§ Written request: Copy only what lies from the line containing "Recreate this image as a Python" through the line containing "0.985, 0.99, 0.995]" in the entries below, keeping both end lines exact and dropping every picture.

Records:
- - - -
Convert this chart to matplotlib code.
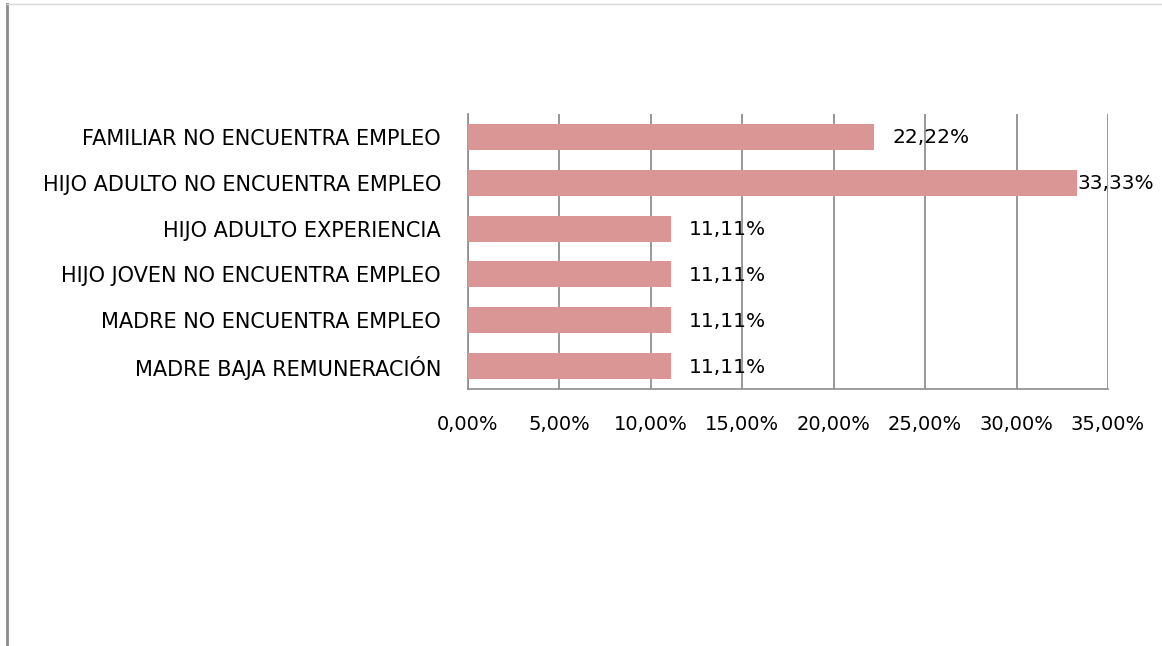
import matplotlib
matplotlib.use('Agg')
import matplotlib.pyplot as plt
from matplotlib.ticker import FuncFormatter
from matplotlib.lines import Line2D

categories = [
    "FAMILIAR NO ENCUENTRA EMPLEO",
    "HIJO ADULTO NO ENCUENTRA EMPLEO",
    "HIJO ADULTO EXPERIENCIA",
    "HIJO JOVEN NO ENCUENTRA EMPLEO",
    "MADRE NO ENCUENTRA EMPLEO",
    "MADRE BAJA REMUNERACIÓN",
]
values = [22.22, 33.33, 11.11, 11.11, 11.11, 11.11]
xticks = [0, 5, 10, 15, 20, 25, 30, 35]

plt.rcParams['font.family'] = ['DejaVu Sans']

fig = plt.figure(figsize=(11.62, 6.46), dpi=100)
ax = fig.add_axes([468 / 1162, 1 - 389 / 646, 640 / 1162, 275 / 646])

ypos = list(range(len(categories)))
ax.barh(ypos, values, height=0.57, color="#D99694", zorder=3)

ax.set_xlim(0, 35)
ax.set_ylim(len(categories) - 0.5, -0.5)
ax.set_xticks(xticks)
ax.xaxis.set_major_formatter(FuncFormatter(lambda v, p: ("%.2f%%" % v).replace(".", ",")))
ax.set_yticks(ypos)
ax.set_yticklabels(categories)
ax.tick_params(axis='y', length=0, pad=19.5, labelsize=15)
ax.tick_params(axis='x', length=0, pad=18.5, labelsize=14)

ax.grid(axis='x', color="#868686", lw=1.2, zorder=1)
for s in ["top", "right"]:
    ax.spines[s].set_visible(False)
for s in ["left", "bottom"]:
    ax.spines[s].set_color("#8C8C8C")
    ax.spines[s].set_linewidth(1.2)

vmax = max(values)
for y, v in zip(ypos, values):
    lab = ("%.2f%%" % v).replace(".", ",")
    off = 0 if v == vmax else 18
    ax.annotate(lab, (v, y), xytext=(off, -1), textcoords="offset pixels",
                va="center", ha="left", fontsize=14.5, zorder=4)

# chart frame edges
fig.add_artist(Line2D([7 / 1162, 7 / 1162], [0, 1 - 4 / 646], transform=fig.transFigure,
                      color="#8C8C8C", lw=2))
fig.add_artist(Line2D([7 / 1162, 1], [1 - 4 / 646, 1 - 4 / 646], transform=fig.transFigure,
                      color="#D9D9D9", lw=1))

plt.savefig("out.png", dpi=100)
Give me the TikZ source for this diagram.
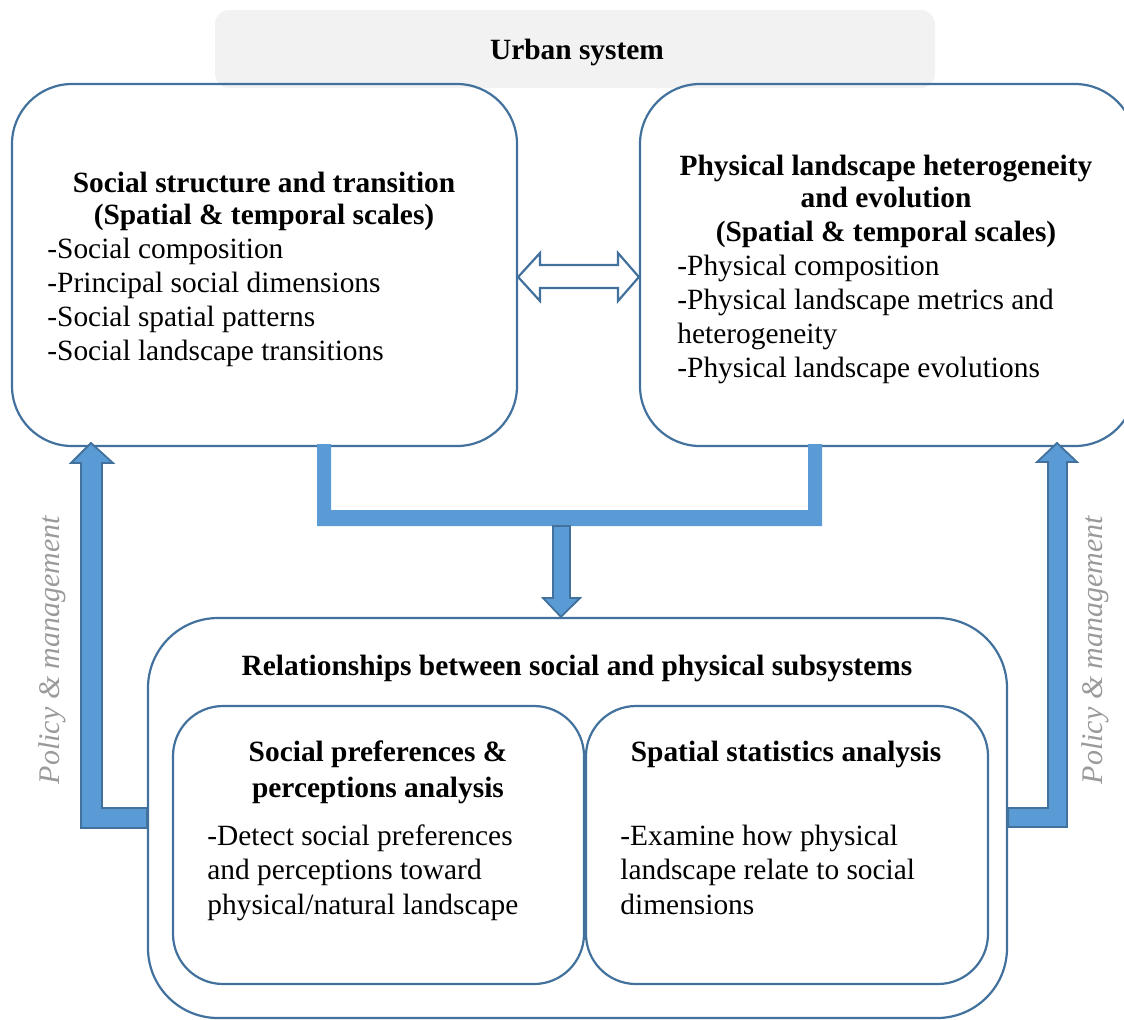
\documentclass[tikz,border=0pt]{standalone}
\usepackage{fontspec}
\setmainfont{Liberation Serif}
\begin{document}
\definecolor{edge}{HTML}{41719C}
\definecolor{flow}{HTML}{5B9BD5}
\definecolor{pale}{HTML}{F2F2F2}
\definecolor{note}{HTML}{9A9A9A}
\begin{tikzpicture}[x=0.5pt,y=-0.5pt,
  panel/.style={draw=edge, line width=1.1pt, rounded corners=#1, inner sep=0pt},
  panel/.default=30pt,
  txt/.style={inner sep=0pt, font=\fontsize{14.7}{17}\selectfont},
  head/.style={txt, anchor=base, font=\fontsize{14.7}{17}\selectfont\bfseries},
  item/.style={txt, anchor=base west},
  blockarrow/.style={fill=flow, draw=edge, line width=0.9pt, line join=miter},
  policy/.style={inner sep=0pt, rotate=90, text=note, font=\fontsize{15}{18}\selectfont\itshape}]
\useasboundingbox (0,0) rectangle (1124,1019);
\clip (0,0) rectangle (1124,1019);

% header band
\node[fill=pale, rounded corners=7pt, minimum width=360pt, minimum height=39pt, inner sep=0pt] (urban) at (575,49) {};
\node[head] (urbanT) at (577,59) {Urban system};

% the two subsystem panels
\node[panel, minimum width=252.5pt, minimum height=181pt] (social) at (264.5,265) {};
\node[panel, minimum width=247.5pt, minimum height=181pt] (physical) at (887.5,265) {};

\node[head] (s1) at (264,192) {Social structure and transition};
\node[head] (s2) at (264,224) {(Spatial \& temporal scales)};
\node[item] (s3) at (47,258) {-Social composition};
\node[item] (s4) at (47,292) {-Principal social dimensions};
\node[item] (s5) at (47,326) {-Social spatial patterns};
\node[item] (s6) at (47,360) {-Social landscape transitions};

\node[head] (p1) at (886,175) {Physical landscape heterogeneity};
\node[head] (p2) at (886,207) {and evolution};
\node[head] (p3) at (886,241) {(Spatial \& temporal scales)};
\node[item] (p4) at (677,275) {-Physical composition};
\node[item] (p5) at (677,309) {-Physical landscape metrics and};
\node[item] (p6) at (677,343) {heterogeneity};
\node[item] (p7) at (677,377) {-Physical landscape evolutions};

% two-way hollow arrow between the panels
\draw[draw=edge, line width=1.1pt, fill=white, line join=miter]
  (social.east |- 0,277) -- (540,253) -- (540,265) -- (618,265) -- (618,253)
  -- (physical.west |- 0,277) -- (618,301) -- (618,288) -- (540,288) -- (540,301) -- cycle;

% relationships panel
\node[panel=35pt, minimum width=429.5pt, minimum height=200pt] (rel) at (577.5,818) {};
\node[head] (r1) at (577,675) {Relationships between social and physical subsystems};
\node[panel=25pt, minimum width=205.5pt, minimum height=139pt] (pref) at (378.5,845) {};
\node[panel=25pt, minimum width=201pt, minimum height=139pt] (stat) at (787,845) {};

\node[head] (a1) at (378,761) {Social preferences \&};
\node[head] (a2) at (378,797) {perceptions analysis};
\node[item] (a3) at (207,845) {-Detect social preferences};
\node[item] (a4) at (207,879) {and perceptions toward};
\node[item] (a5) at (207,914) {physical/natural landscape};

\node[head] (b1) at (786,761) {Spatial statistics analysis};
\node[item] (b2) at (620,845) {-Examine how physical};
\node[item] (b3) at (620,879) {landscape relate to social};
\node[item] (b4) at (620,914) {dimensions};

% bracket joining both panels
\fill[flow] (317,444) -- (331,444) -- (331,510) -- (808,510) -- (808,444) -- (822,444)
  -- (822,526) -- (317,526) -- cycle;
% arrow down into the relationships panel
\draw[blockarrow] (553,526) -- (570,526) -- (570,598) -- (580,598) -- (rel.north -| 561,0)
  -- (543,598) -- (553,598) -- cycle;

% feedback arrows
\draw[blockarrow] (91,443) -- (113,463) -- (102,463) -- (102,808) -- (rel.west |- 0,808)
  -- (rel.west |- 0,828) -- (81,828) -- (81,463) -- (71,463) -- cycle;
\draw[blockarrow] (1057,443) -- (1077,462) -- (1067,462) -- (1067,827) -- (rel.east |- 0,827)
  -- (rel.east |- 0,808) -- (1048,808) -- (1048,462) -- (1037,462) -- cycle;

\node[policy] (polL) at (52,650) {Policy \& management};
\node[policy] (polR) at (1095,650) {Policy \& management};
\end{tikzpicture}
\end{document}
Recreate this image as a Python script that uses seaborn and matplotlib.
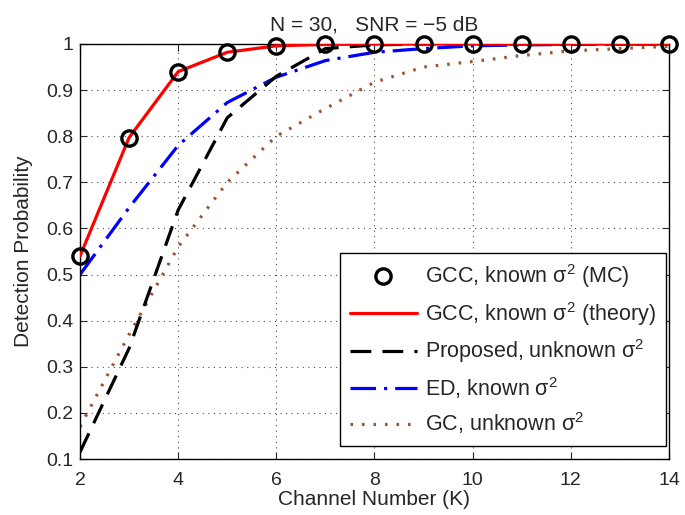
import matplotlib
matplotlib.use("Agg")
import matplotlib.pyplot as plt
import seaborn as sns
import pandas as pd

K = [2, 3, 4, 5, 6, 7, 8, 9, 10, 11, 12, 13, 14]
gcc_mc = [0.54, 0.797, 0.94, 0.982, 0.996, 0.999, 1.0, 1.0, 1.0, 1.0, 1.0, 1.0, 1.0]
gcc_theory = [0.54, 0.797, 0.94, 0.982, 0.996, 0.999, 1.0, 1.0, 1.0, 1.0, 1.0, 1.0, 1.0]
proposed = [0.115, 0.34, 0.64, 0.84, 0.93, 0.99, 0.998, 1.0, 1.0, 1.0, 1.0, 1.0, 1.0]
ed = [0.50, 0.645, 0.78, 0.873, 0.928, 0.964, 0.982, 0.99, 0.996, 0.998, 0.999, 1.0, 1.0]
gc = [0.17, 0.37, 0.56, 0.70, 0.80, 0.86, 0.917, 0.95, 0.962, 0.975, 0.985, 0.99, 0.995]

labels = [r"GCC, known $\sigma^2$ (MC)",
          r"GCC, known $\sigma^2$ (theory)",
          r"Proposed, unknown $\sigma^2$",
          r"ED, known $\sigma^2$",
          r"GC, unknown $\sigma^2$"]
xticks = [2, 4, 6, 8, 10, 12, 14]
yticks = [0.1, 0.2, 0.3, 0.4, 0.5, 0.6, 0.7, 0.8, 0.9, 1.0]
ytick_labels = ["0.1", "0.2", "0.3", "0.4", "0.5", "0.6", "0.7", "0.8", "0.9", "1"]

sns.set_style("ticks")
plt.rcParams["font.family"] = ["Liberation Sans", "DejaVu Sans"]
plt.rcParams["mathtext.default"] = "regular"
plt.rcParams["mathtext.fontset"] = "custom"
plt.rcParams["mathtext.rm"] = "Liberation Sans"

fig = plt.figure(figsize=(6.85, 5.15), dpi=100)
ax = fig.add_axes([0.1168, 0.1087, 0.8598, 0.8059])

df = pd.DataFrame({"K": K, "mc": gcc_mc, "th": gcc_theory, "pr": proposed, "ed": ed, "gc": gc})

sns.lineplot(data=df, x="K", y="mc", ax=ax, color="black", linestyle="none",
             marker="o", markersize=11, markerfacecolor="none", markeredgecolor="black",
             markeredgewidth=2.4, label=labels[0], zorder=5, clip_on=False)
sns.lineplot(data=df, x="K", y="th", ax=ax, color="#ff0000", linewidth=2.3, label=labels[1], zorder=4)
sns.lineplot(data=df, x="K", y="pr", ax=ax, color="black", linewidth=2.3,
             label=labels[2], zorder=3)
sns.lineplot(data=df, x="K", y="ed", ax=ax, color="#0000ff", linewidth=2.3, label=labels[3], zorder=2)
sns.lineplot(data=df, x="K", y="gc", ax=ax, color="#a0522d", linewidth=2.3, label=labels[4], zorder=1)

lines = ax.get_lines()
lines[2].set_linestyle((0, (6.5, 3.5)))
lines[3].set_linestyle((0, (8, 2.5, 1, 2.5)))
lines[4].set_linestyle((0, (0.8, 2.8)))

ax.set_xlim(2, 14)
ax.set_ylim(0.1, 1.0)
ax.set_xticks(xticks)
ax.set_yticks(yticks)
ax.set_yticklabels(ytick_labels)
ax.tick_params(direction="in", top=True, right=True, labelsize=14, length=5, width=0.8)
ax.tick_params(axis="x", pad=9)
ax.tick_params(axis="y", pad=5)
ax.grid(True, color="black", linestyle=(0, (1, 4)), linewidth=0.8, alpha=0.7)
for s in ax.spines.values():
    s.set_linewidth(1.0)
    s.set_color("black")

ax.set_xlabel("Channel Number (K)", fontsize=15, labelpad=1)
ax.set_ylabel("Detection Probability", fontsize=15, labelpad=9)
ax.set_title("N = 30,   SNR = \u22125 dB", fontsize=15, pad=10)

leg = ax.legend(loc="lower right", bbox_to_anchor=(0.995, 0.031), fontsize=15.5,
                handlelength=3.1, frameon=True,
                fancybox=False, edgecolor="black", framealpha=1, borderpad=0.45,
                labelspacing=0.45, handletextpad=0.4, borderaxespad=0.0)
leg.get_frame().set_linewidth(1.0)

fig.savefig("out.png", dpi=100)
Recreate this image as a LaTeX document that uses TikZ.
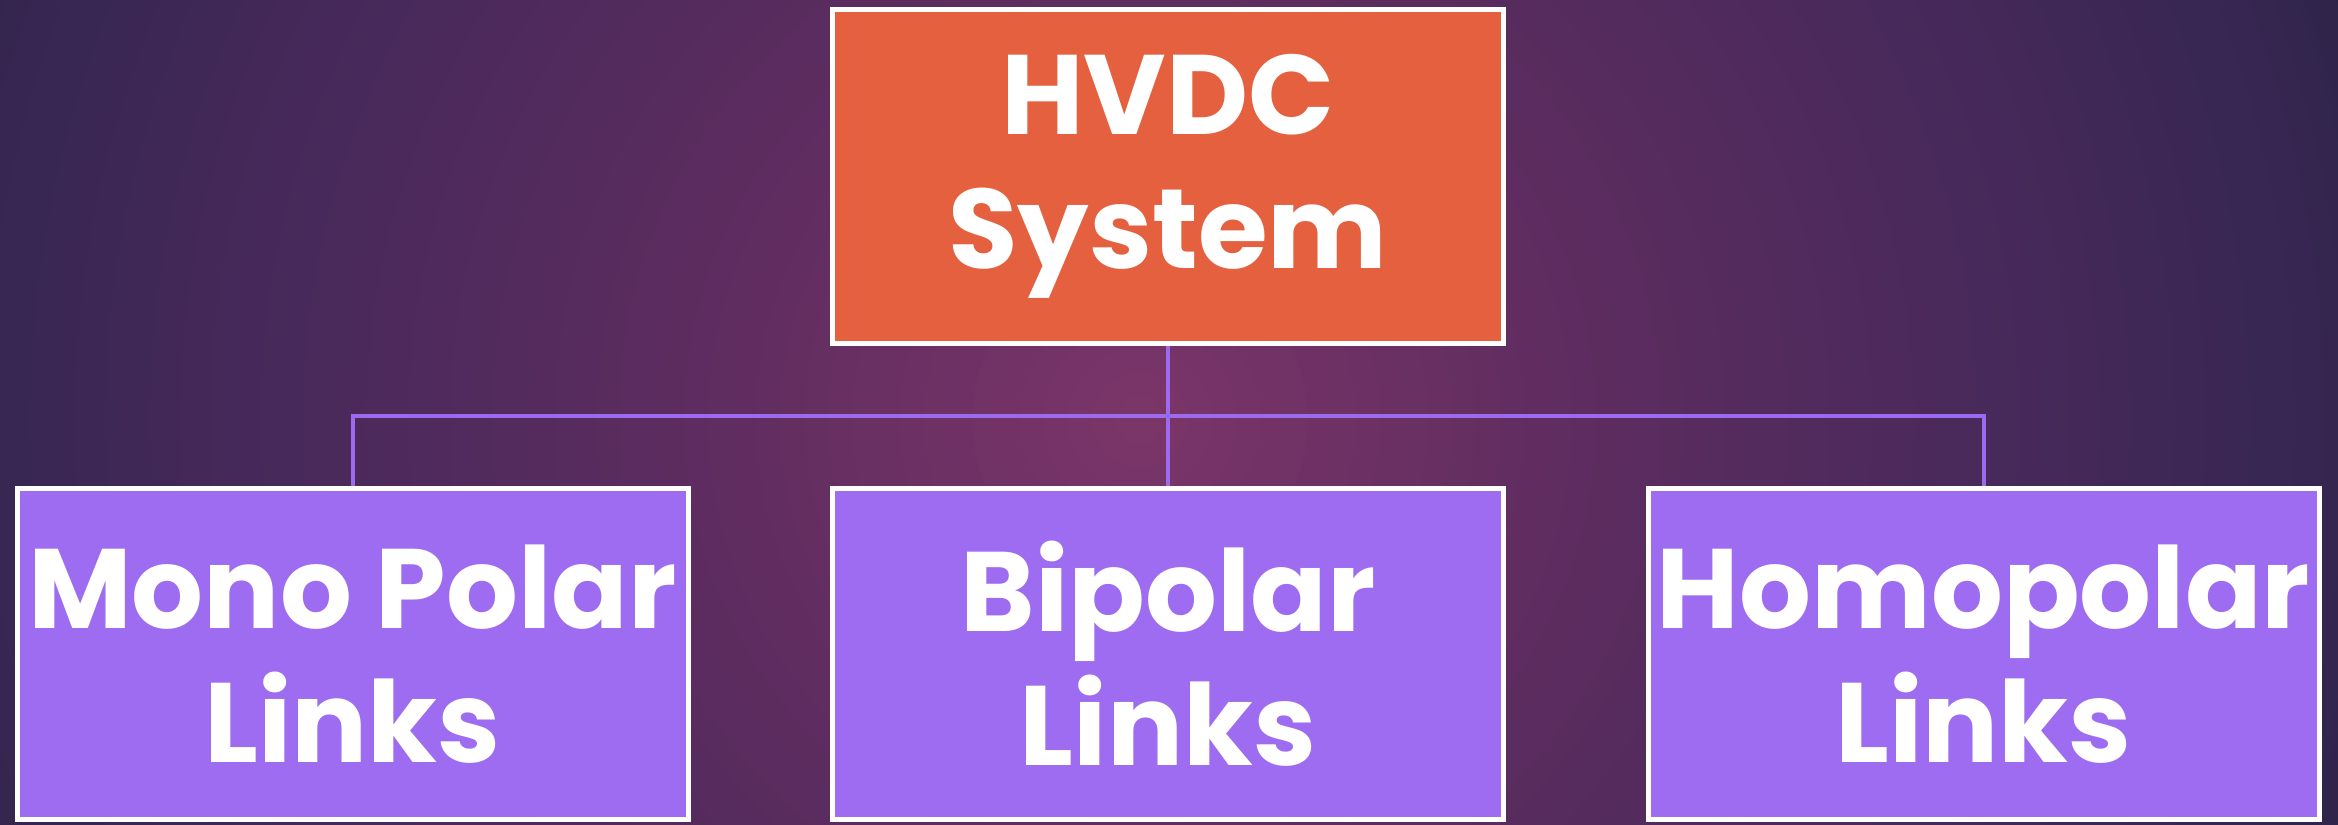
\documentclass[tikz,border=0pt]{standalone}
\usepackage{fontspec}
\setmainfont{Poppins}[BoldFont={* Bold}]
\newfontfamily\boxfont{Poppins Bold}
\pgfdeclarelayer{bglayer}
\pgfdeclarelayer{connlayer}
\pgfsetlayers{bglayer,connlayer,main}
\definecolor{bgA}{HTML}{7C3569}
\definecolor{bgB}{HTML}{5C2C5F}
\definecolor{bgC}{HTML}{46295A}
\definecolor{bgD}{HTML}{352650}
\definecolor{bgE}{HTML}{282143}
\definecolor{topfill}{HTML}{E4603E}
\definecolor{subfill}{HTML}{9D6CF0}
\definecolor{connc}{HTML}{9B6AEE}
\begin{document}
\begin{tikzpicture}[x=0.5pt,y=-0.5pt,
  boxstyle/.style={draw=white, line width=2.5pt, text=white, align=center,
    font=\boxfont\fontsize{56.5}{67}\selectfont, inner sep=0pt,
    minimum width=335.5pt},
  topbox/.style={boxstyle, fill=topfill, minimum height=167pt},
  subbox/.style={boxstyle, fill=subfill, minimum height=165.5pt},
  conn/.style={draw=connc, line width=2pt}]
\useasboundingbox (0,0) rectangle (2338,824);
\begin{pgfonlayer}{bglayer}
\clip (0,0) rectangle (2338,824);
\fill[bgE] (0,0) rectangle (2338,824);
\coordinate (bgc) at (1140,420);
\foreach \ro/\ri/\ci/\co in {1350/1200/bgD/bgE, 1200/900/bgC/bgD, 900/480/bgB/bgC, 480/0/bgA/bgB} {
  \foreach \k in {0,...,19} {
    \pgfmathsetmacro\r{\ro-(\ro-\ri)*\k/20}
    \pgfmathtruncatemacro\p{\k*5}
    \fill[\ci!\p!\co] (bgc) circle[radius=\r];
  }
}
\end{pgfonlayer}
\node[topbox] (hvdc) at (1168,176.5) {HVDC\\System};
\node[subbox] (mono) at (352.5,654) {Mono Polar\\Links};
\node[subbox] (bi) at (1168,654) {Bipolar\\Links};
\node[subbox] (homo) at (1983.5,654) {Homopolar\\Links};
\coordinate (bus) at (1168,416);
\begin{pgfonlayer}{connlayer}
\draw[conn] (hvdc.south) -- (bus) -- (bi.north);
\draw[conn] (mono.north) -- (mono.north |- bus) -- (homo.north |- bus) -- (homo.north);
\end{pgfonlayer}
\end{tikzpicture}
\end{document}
- - - -
§ Exercise answer:
Recreate this image as a Python script that uses seaborn and matplotlib.
import matplotlib
matplotlib.use("Agg")
import matplotlib.pyplot as plt
import seaborn as sns
import pandas as pd

K = [2, 3, 4, 5, 6, 7, 8, 9, 10, 11, 12, 13, 14]
gcc_mc = [0.54, 0.797, 0.94, 0.982, 0.996, 0.999, 1.0, 1.0, 1.0, 1.0, 1.0, 1.0, 1.0]
gcc_theory = [0.54, 0.797, 0.94, 0.982, 0.996, 0.999, 1.0, 1.0, 1.0, 1.0, 1.0, 1.0, 1.0]
proposed = [0.115, 0.34, 0.64, 0.84, 0.93, 0.99, 0.998, 1.0, 1.0, 1.0, 1.0, 1.0, 1.0]
ed = [0.50, 0.645, 0.78, 0.873, 0.928, 0.964, 0.982, 0.99, 0.996, 0.998, 0.999, 1.0, 1.0]
gc = [0.17, 0.37, 0.56, 0.70, 0.80, 0.86, 0.917, 0.95, 0.962, 0.975, 0.985, 0.99, 0.995]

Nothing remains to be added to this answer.